Manuel Sadosky, matemático brillante, ex decano, introductor en el país de la primera computadora, ex funcionario, ya octogenario, es uno de los símbolos de «La noche de los bastones largos».

– ¿Qué recuerda de «La noche de los bastones largos»?

– Los golpes y la comisaría. A mí lo que más me impresionó fue ver cómo les pegaban a las mujeres.

– ¿ A usted le pegaron?

– Sí, pero ahí se entiende lo que pasa en el box. En una lucha, en una confrontación, uno se olvida. Yo me di cuenta de que me habían golpeado cuando me vi la cara llena de sangre.

– ¿Estuvo mucho tiempo preso?

– No, muy poco. Habíamos hecho una movilización en lo científico que trascendía el país. Esa noche, por ejemplo, entre nosotros había un catedrático del Instituto Tecnológico de Massachusetts, uno de los más prestigiosos del mundo. Cuando en la comisaría escucharon su acento y se dio aviso al cónsul, lo liberaron inmediatamente. El cónsul envió una nota al The New York Times, por lo que el mundo entero conoció lo sucedido. La conmoción fue grande, y nos fueron liberando.

– Pero no se trató de un episodio aislado. ¿Qué consecuencias tuvo?

– Se produjo un éxodo muy grande. Grupos de científicos bien consolidados en un trabajo común, tuvieron que dispersarse y tomar contacto con otros países. Chile, Brasil, los Estados Unidos y Francia resultaron el destino de la mayoría. La ciencia recibió un golpe de nock out

– ¿Y usted?

– Fui a Uruguay. Como era director del Instituto del Cálculo que dependía de la Facultad y había propiciado mucho la intervención de gente del interior del país y del Uruguay, tenía muchas relaciones. Claro, sólo por el hecho de difundir una nueva tecnología en el mundo. Nunca pensé que eso me procuraría un lugar de asilo.

«Fue una catástrofe para la cultura científica argentina»

El epistemólogo y matemático Gregorio Klimovsky, uno de los científicos argentinos más galardonados, también fue víctima de «La noche de los bastones largos». Pero, a diferencia de varios de sus colegas, optó y pudo quedarse en el país. Siente aquel recuerdo como una «herida profunda», que cambió la historia argentina, no sólo a nivel científico.

– ¿Por qué aquella noche marcó un antes y un después en la historia de la ciencia y la cultura argentina?

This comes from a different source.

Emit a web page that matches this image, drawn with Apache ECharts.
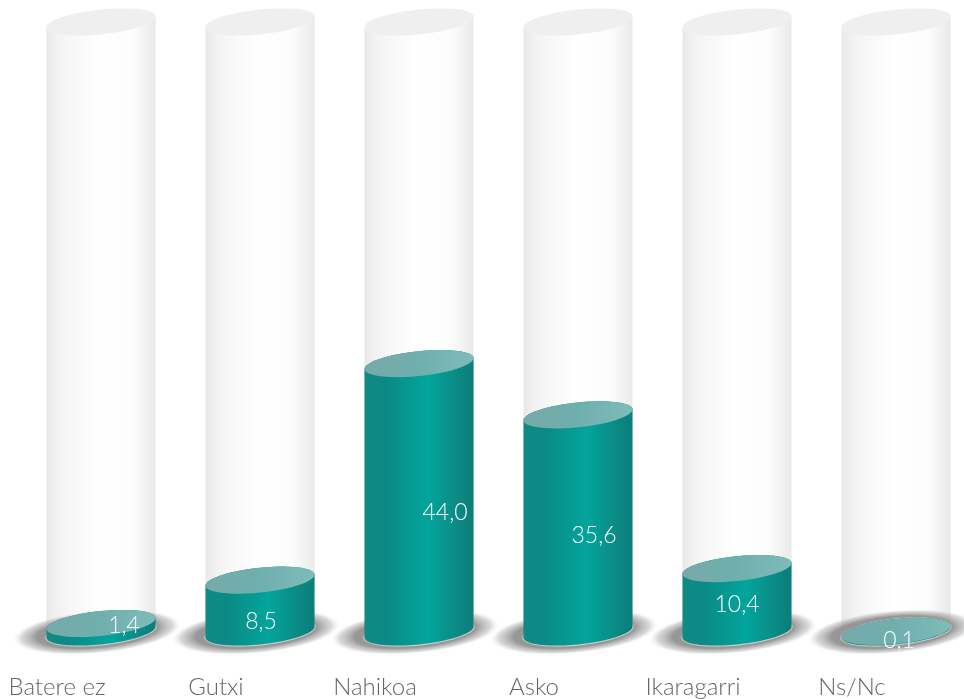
<!DOCTYPE html>
<html><head><meta charset="utf-8">
<style>html,body{margin:0;padding:0;background:#fff}#c{width:964px;height:699px}</style>
<script src="https://cdn.jsdelivr.net/npm/echarts@6/dist/echarts.min.js"></script>
</head><body><div id="c"></div>
<script>
const categories = ['Batere ez','Gutxi','Nahikoa','Asko','Ikaragarri','Ns/Nc'];
const values = [1.4,8.5,44.0,35.6,10.4,0.1];
const valueLabels = ['1,4','8,5','44,0','35,6','10,4','0,1'];
const glassMax = 100;
// manual label placement of the original, px from the middle of each column
const labelNudgeX = [23,1,26,16,0,3];
const labelNudgeY = [-2,16,15,12,4,9];

const FONT = 'Lato, "Open Sans", sans-serif';
const chart = echarts.init(document.getElementById('c'));

function hGrad(stops){return {type:'linear',x:0,y:0,x2:1,y2:0,colorStops:stops.map(s=>({offset:s[0],color:s[1]}))};}
const glassFill = hGrad([[0,'#e8e8e8'],[0.1,'#f2f2f2'],[0.3,'#fafafa'],[0.5,'#ffffff'],[0.8,'#fcfcfc'],[0.93,'#f0f0f0'],[1,'#e9e9e9']]);
const liquidFill = hGrad([[0,'#0f8a85'],[0.2,'#0b8a85'],[0.58,'#02a59d'],[0.85,'#0c8a85'],[0.96,'#0b807c'],[1,'#0e7f7b']]);
const liquidTop = hGrad([[0,'#76aaa9'],[0.5,'#6fafad'],[1,'#7ebcb9']]);

function rim(cx,cy,a,rise,b,from,to){
  const pts=[];const n=48;
  for(let i=0;i<=n;i++){const t=from+(to-from)*i/n;
    pts.push([cx+a*Math.cos(t),cy-rise*Math.cos(t)+b*Math.sin(t)]);}
  return pts;
}
function renderColumn(params,api){
  const i=api.value(0),v=api.value(1);
  const base=api.coord([i,0]),level=api.coord([i,v]),top=api.coord([i,glassMax]);
  const w=api.size([1,0])[0]*0.686,a=w/2,rise=w*0.05,b=w*0.114;
  const cx=base[0],lab=valueLabels[i];
  const body=(y0,y1)=>rim(cx,y1,a,rise,b,0,Math.PI).concat(rim(cx,y0,a,rise,b,Math.PI,2*Math.PI));
  const full=y=>rim(cx,y,a,rise,b,0,2*Math.PI);
  const kids=[];
  kids.push({type:'polygon',shape:{points:body(top[1],base[1]-6)},style:{fill:glassFill}});
  kids.push({type:'polygon',shape:{points:full(top[1])},style:{fill:'#efefef'}});
  kids.push({type:'circle',shape:{cx:0,cy:0,r:10},x:cx-4,y:base[1],scaleX:8.4,scaleY:2.15,rotation:0.09,
    style:{fill:{type:'radial',x:0.5,y:0.5,r:0.5,colorStops:[
      {offset:0,color:'rgba(140,140,140,0.95)'},{offset:0.72,color:'rgba(140,140,140,0.9)'},
      {offset:0.9,color:'rgba(170,170,170,0.45)'},{offset:1,color:'rgba(220,220,220,0)'}]}}});
  kids.push({type:'polygon',shape:{points:rim(cx,base[1],a+1.2,rise,b+1.2,0,2*Math.PI)},style:{fill:'rgba(215,215,215,0.8)'}});
  kids.push({type:'polygon',shape:{points:body(level[1],base[1])},style:{fill:liquidFill}});
  kids.push({type:'polygon',shape:{points:full(level[1])},style:{fill:liquidTop}});
  kids.push({type:'text',x:cx+labelNudgeX[i],y:(base[1]+level[1])/2+labelNudgeY[i],
    style:{text:lab,fill:'#ffffff',font:'300 23px '+FONT,align:'center',verticalAlign:'middle'}});
  return {type:'group',children:kids};
}
chart.setOption({
  animation:false,
  backgroundColor:'#ffffff',
  grid:[
    {left:21.5,width:954,top:22,height:610,outerBoundsMode:'none'},
    {left:-22.5,width:954,top:22,height:610,outerBoundsMode:'none'}
  ],
  xAxis:[
    {gridIndex:0,type:'category',data:categories,axisLine:{show:false},axisTick:{show:false},axisLabel:{show:false}},
    {gridIndex:1,type:'category',data:categories,axisLine:{show:false},axisTick:{show:false},
     axisLabel:{margin:43,color:'#666666',fontSize:24,fontFamily:FONT,fontWeight:300,interval:0}}
  ],
  yAxis:[
    {gridIndex:0,type:'value',min:0,max:glassMax,show:false},
    {gridIndex:1,type:'value',min:0,max:glassMax,show:false}
  ],
  series:[{type:'custom',xAxisIndex:0,yAxisIndex:0,clip:false,
    data:values.map((v,i)=>[i,v]),encode:{x:0,y:1},renderItem:renderColumn}]
});
</script></body></html>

– Este era un país potencia en cuanto a poder científico. Y eso nunca lo entendieron los militares. Aquel episodio produjo un éxodo de 1400 profesores, muchos de ellos de vanguardia mundial. Fue una catástrofe para la cultura científica argentina.

– ¿Qué hicieron todos aquellos profesores?

– Bueno, hubo de todo. Se calcula que más de 500 se fueron del país. Equipos enteros se trasladaron a universidades de México, Venezuela, Chile, Francia o Estados Unidos. En el exterior sabían de nuestra excelencia y los convocaron para continuar su trabajo. Muchos de ellos se convirtieron en eminencias. Otros nos quedamos en el país, reconstruyendo lo perdido poco a poco. Surgieron instituciones privadas y algunas universidades del interior se llevaron profesores.

– ¿No aparecieron también famosos «grupos de estudios»?

– Sí, así es. Son casi un invento nacional. Profesionales y alumnos comenzaron a contratar a aquellos investigadores y profesores de primera línea para clases privadas. Se dice que llegó a haber funcionando unos 2000 grupos de estudios, con 20.000 participantes. Eso fue un fenómeno mundial.

– ¿Nunca se pudo recuperar todo aquel entusiasmo?

– Cuando lo estábamos recuperando, empezó la dictadura del ´76, y echó de nuevo todo para atrás. Ahora podemos decir que, pese a las enormes limitaciones y a la incultura de la clase política, en la UBA existe una capacidad científica y equipos de primera línea, que mantienen viva la esperanza.